In the movie A Pure Formality, the reclusive writer Onoff dismisses interviews as an exercise in which “a man asks questions he already knows the answers to, for the pleasure of hearing you repeat it.”

You get a chance to be self-indulgent sometimes. Asking DJ Pierre to describe, in his own words, the “Wild Pitch” sound was something I’ve always wanted to do. In the exchange, he also addresses a story that resurfaces in social media every couple of years – the first appearance of an Acid-like sound on a 1982 record called Ten Ragas to a Disco Beat by Charanjit Singh.

DJ Pierre is interviewed in the April 2013 issue of 5 Magazine – subscribe to 5MagFirst to read this & every issue for only $0.99/month.

DJ Pierre on ‘Wild Pitch’:

Wild Pitch is really like like building a house. You start with the foundation, which is the kick, add the mortar, add the brick… You’re just layering it, and you keep putting the elements in there until it looks like something.

In the beginning, it might not seem like anything. You don’t know what it is. But as you’re layering stuff on the track, it starts to tell you a story, it starts to build into something that you can really nod your head to and dance to. By the time you have them all in there, it sounds BIG, like an incredible energy.

But how do you get them all in? How do they all fit? You have to sneak them in. As a DJ, I would blend for a long time. I like to have a track playing behind another track and you don’t even know two tracks are playing. You could be blending those two tracks for awhile and the next thing you know, you’re like, “Wait a minute, something else is in there playing.” As you hear the elements come in, you’re hearing more and more of the new track, and at the same time, you’re trying to fade the other track out. The next thing you know it’s like this crazy smooth transition into a different track.

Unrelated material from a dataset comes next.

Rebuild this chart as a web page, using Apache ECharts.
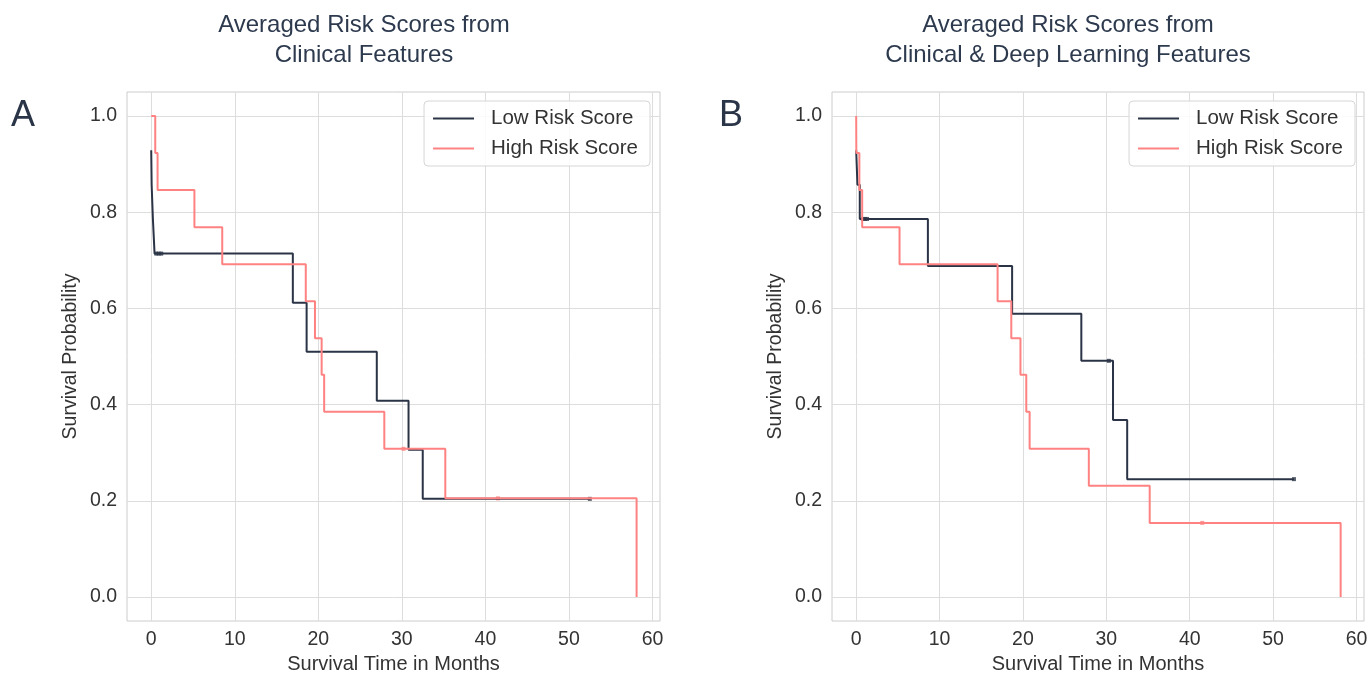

As a DJ I like mixing that way. So the Wild Pitch style came out of that. And on the way out, I would do it the same way. Once everything was in, I would break it down slowly, taking little bits and pieces out slowly one at a time.

As for Acid – heck, Acid speaks for itself. If you put the 303 in there and tweak it, it’s Acid. People had the 303 before I did, but they didn’t tweak it. They used it to make just a regular bassline. Once you start twisting those knobs, it’s like “Whoa, what’s going on?” Twisting on the knobs is what makes it Acid.

The 303 is now known as the “Acid box”, and it’s like whatever you do with it is Acid, but that’s not how it started out in the beginning. Sometimes people are saying, “Oh, some guy in India used a 303…” It’s like, c’mon, get out of here.

People are always trying to take credit from Chicago. We started this House thing, we started Acid House, so, it is what it is.

I don’t care who else does it, who else is super big and super famous that throws Acid in their tracks nowadays, we’re not going to let them take it from us. We’re not going to let them say that because LMFAO or some other person makes a track and has a lot of Acid in it that they started Acid House. Because if we’re not careful, the next thing you know, that’s what history will say. “Oh LMFAO made Acid first!” Because they’re the biggest name to mess with it. It’s like, “Okay, they use keyboards in their music too, it doesn’t mean they invented it.” If they use a rock guitar in a song, you’re not going to say they invented rock. But that’s the kind of story people are trying to put out there with the 303. All kinds of people were using the 303. That Indian dude wasn’t the first person to use it. All kinds of musicians were using a 303 as an accompaniment to their keyboards and all of that kind of stuff.